Let us speak about another important topic of this summer session, the institutional agreement between Switzerland and the EU: the National Council and Council of States Economic Affairs and Taxation Committees EATC have submitted a motion each to their respective Councils with which they intend to commit the Federal Council to additional negotiations with the EU. The aim of the motion is for Switzerland to incorporate conditions and reservations into the agreement in important areas, in order to be able to maintain its sovereignty over EU law and the European Court of Justice to some extent. Is this demand realistic?

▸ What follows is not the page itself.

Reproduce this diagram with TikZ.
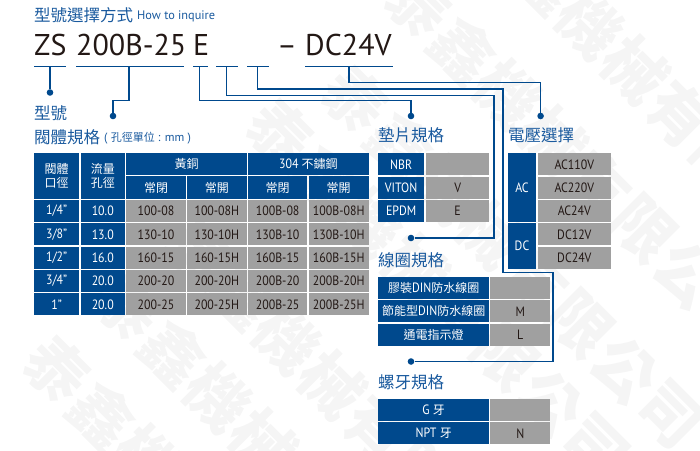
\documentclass[tikz,border=0pt]{standalone}
\usepackage{fontspec}
\setmainfont{PT Sans}[FakeStretch=0.88]
\newfontfamily\plainfont{PT Sans}
\newfontfamily\cjk{Noto Sans CJK TC}
\definecolor{bluecell}{HTML}{00498D}
\definecolor{graycell}{HTML}{A0A0A0}
\definecolor{titleblue}{HTML}{1A5A9E}
\definecolor{inkdark}{HTML}{231815}
\definecolor{wmark}{HTML}{F5F5F5}
\newcommand{\cellbox}[7]{%name,x0,y0,x1,y1,style,text
  \pgfmathsetmacro{\cw}{#4-#2}\pgfmathsetmacro{\chh}{#5-#3}
  \node[#6,minimum width=\cw pt,minimum height=\chh pt] (#1) at ({(#2+#4)/2},{(#3+#5)/2}) {#7};}
\newcommand{\wmband}[3]{%
  \foreach \ch [count=\i from 0] in {泰,鑫,機,械,有,限,公,司}{
    \node[wmtext] (wm#1-\i) at ({#2+45*\i},{#3+45*\i}) {\ch};}}
\tikzset{
  x=1pt,y=-1pt,
  wmtext/.style={rotate=-45,text=wmark,font=\cjk\bfseries\fontsize{62}{62}\selectfont,inner sep=0pt},
  bcell/.style={fill=bluecell,text=white,inner sep=0pt,align=center,font=\fontsize{13.5}{14}\selectfont},
  gcell/.style={fill=graycell,text=inkdark,inner sep=0pt,align=center,font=\fontsize{13.5}{14}\selectfont},
  sect/.style={text=titleblue,anchor=west,inner sep=0pt,font=\cjk\fontsize{16.5}{18}\selectfont},
  big/.style={text=inkdark,anchor=base west,inner sep=0pt,font=\plainfont\fontsize{30}{30}\selectfont},
  link/.style={draw=bluecell,line width=1.3pt},
  dot/.style={circle,fill=bluecell,inner sep=0pt,minimum size=6.6pt},
}
\newcommand{\ck}[1]{{\cjk\fontsize{12}{14}\selectfont #1}}
\begin{document}
\begin{tikzpicture}
\useasboundingbox (0,0) rectangle (700,450);
% watermark
\wmband{a}{500}{-65}
\wmband{g}{418}{5}
\wmband{b}{355}{100}
\wmband{f}{280}{133}
\wmband{c}{197}{250}
\wmband{d}{128}{308}
\wmband{e}{57}{370}
% heading
\node[sect] (head) at (34,15) {型號選擇方式};
\node[text=titleblue,anchor=west,inner sep=0pt,font=\plainfont\fontsize{12.3}{12}\selectfont] (headen) at (137,16.5) {How to inquire};
\node[big] (zs) at (34,55) {ZS};
\node[big] (model) at (76,55) {200B-25};
\node[big] (e) at (193,55) {E};
\node[big] (dash) at (277,55) {–};
\node[big] (dc) at (305,55) {DC24V};
% section titles
\node[sect] (t1) at (34,113) {型號};
\node[sect] (t2) at (34,137) {閥體規格};
\node[text=titleblue,anchor=west,inner sep=0pt,font=\plainfont\fontsize{12}{12}\selectfont] (t2b) at (104,138) {( {\cjk\fontsize{11}{12}\selectfont 孔徑單位} : mm )};
\node[sect] (t3) at (378,135) {墊片規格};
\node[sect] (t4) at (508,135) {電壓選擇};
\node[sect] (t5) at (378,260) {線圈規格};
\node[sect] (t6) at (378,382) {螺牙規格};
% main table
\cellbox{h1}{34}{153}{79.3}{198.7}{bcell}{\ck{閥體}\\\ck{口徑}}
\cellbox{h2}{80.5}{153}{125}{198.7}{bcell}{\ck{流量}\\\ck{孔徑}}
\cellbox{h3}{126.3}{153}{246.7}{175}{bcell}{\ck{黃銅}}
\cellbox{h4}{248}{153}{368.7}{175}{bcell}{304 \ck{不鏽鋼}}
\cellbox{s1}{126.3}{176.3}{185.7}{198.7}{bcell}{\ck{常閉}}
\cellbox{s2}{187}{176.3}{246.7}{198.7}{bcell}{\ck{常開}}
\cellbox{s3}{248}{176.3}{307.3}{198.7}{bcell}{\ck{常閉}}
\cellbox{s4}{308.7}{176.3}{368.7}{198.7}{bcell}{\ck{常開}}
\newcommand{\trow}[9]{%
  \cellbox{a#1}{34}{#2}{79.3}{#3}{bcell}{#4}
  \cellbox{b#1}{80.5}{#2}{125}{#3}{bcell}{#5}
  \cellbox{c#1}{126.3}{#2}{185.7}{#3}{gcell}{#6}
  \cellbox{d#1}{187}{#2}{246.7}{#3}{gcell}{#7}
  \cellbox{f#1}{248}{#2}{307.3}{#3}{gcell}{#8}
  \cellbox{g#1}{308.7}{#2}{368.7}{#3}{gcell}{#9}}
\trow{1}{200}{222}{1/4"}{10.0}{100-08}{100-08H}{100B-08}{100B-08H}
\trow{2}{223.3}{245.3}{3/8"}{13.0}{130-10}{130-10H}{130B-10}{130B-10H}
\trow{3}{246.7}{268.7}{1/2"}{16.0}{160-15}{160-15H}{160B-15}{160B-15H}
\trow{4}{270}{292}{3/4"}{20.0}{200-20}{200-20H}{200B-20}{200B-20H}
\trow{5}{293.3}{315.3}{1"}{20.0}{200-25}{200-25H}{200B-25}{200B-25H}
% gasket
\cellbox{g1a}{378.3}{153.3}{424}{175.3}{bcell}{NBR}
\cellbox{g1b}{426}{153.3}{489.3}{175.3}{gcell}{}
\cellbox{g2a}{378.3}{176.7}{424}{198.7}{bcell}{VITON}
\cellbox{g2b}{426}{176.7}{489.3}{198.7}{gcell}{V}
\cellbox{g3a}{378.3}{200}{424}{222}{bcell}{EPDM}
\cellbox{g3b}{426}{200}{489.3}{222}{gcell}{E}
% voltage
\cellbox{vac}{508}{153.3}{536}{222}{bcell}{AC}
\cellbox{vdc}{508}{223.3}{536}{268.7}{bcell}{DC}
\cellbox{v1}{538}{153.3}{610.7}{175.3}{gcell}{AC110V}
\cellbox{v2}{538}{176.7}{610.7}{198.7}{gcell}{AC220V}
\cellbox{v3}{538}{200}{610.7}{222}{gcell}{AC24V}
\cellbox{v4}{538}{223.3}{610.7}{245.3}{gcell}{DC12V}
\cellbox{v5}{538}{246.7}{610.7}{268.7}{gcell}{DC24V}
% coil
\cellbox{c1a}{378.3}{276.7}{489}{299}{bcell}{\ck{膠裝}DIN\ck{防水線圈}}
\cellbox{c1b}{490.3}{276.7}{550.3}{299}{gcell}{}
\cellbox{c2a}{378.3}{300.3}{489}{322.3}{bcell}{\ck{節能型}DIN\ck{防水線圈}}
\cellbox{c2b}{490.3}{300.3}{550.3}{322.3}{gcell}{M}
\cellbox{c3a}{378.3}{323.7}{489}{345.7}{bcell}{\ck{通電指示燈}}
\cellbox{c3b}{490.3}{323.7}{550.3}{345.7}{gcell}{L}
% thread
\cellbox{n1a}{378.3}{398.7}{489}{421}{bcell}{G \ck{牙}}
\cellbox{n1b}{490.3}{398.7}{550.3}{421}{gcell}{}
\cellbox{n2a}{378.3}{422.3}{489}{444.3}{bcell}{NPT \ck{牙}}
\cellbox{n2b}{490.3}{422.3}{550.3}{444.3}{gcell}{N}
% underlines
\coordinate (u1a) at (34,66.7);  \coordinate (u1b) at (66,66.7);  \coordinate (u1s) at (50,66.7);
\coordinate (u2a) at (76,66.7);  \coordinate (u2b) at (183.5,66.7); \coordinate (u2s) at (129,66.7);
\coordinate (u3a) at (193,66.7); \coordinate (u3b) at (207.5,66.7); \coordinate (u3s) at (199.5,66.7);
\coordinate (u4a) at (216,66.7); \coordinate (u4b) at (238,66.7); \coordinate (u4s) at (226.5,66.7);
\coordinate (u5a) at (247,66.7); \coordinate (u5b) at (268.5,66.7); \coordinate (u5s) at (257.5,66.7);
\coordinate (u6a) at (305,66.7); \coordinate (u6b) at (393,66.7); \coordinate (u6s) at (349,66.7);
\foreach \k in {1,...,6}{\draw[link] (u\k a) -- (u\k b);}
% dots
\node[dot] (d1) at (50,92.5) {};
\node[dot] (d2) at (113,116) {};
\node[dot] (d3) at (411,116) {};
\node[dot] (d4) at (411,238) {};
\node[dot] (d5) at (411,361.5) {};
\node[dot] (d6) at (540.6,116) {};
% bends
\coordinate (b2) at (129,100.7);
\coordinate (b3) at (411,100.7);
\coordinate (b4) at (494,95.5);
\coordinate (b5) at (503,89);
\coordinate (b5c) at (553,272.8);
\coordinate (b6) at (540.6,82.7);
\draw[link] (u1s) -- (d1);
\draw[link] (u2s) -- (b2) -| (d2);
\draw[link] (u3s) |- (b3) -- (d3);
\draw[link] (u4s) |- (b4) |- (d4);
\draw[link] (u5s) |- (b5) |- (b5c) |- (d5);
\draw[link] (u6s) |- (b6) -- (d6);
\end{tikzpicture}
\end{document}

It is, unfortunately, hardly realistic. By losing its sovereignty in the areas of immigration, social partnership, labour market, economic and trade policy or energy policy through the agreement, and also losing tax sovereignty and having to expose itself to the Citizens of the Union Directive, Switzerland relinquishes direct democracy. And as long as the Institutional Agreement would be the cause of all this, it is unacceptable for Switzerland. Unfortunately, I can hardly imagine that all this can be renegotiated and improved.
Thank you very much for the interview, Ms Keller-Inhelder.